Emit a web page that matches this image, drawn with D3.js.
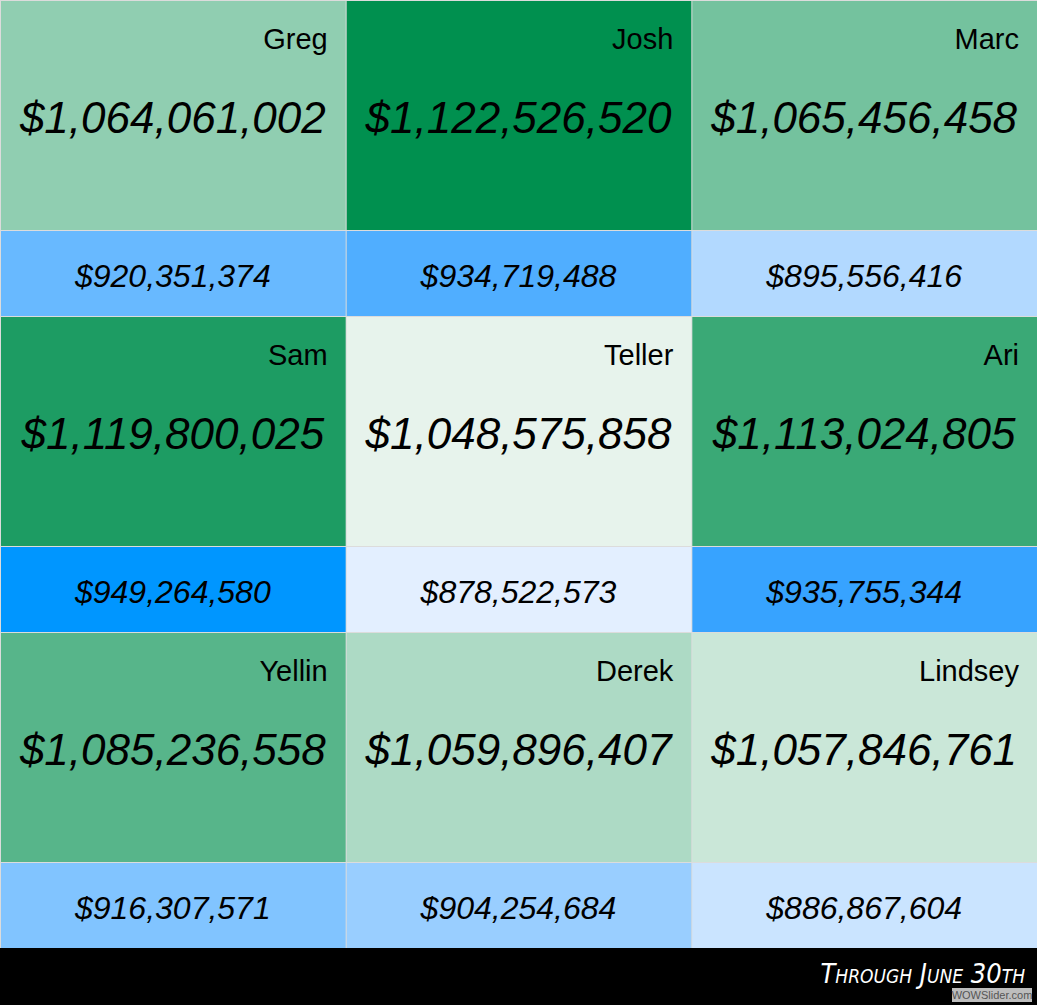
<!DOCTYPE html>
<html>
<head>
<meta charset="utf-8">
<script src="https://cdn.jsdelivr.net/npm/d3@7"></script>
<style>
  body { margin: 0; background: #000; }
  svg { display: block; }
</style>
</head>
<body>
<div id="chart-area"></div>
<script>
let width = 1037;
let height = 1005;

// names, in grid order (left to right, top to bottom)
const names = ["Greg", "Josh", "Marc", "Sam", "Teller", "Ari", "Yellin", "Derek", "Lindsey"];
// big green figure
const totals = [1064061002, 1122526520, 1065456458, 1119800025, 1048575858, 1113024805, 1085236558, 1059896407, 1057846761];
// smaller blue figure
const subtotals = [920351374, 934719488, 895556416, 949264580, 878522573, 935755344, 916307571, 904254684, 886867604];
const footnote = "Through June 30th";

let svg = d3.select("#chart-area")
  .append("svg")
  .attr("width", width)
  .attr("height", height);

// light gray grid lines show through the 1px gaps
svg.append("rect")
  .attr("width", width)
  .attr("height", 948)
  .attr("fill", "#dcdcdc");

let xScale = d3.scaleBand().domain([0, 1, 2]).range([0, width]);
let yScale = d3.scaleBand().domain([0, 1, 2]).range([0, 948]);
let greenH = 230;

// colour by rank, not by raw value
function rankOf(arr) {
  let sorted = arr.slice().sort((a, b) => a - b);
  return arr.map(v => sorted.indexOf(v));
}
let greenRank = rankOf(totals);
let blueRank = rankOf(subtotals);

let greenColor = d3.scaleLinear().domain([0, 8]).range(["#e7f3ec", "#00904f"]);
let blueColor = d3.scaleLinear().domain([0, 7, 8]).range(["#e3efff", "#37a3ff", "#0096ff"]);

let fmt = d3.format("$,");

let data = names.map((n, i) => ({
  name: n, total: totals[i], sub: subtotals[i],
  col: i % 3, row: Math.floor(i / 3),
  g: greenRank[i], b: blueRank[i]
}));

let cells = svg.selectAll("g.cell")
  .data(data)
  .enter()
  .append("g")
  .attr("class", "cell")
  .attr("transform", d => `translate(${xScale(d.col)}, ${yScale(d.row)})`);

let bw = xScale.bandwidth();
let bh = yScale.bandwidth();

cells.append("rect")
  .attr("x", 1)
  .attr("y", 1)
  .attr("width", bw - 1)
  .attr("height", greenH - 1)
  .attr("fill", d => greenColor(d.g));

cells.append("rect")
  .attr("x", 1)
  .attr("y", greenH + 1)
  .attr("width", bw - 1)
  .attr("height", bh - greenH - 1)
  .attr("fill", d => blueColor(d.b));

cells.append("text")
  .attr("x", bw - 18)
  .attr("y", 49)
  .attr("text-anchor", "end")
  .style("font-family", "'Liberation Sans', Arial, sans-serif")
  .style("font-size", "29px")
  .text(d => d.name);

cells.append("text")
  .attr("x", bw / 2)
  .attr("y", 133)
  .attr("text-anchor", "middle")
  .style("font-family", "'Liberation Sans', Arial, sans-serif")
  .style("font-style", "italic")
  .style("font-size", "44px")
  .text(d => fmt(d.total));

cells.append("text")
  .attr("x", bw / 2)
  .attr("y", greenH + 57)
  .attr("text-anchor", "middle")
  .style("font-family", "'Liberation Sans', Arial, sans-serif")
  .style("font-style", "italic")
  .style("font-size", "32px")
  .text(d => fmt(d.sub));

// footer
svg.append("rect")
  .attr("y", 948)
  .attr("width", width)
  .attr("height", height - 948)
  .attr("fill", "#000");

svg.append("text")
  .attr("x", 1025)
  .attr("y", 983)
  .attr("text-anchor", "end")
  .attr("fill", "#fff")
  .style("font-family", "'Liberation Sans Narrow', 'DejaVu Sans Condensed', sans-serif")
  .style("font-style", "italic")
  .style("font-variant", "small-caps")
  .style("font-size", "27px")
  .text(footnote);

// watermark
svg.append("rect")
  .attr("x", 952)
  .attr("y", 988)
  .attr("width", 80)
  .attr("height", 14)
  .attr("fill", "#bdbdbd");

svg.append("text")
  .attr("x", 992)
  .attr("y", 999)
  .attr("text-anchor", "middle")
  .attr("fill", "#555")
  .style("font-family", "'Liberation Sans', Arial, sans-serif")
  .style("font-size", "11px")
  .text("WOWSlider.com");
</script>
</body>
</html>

* * * * * * *

Goal
Write out exactly the opening lines of the data, stopping after the line that holds "let height = 1005;". Exclude pictures.

Written response
Emit a web page that matches this image, drawn with D3.js.
<!DOCTYPE html>
<html>
<head>
<meta charset="utf-8">
<script src="https://cdn.jsdelivr.net/npm/d3@7"></script>
<style>
  body { margin: 0; background: #000; }
  svg { display: block; }
</style>
</head>
<body>
<div id="chart-area"></div>
<script>
let width = 1037;
let height = 1005;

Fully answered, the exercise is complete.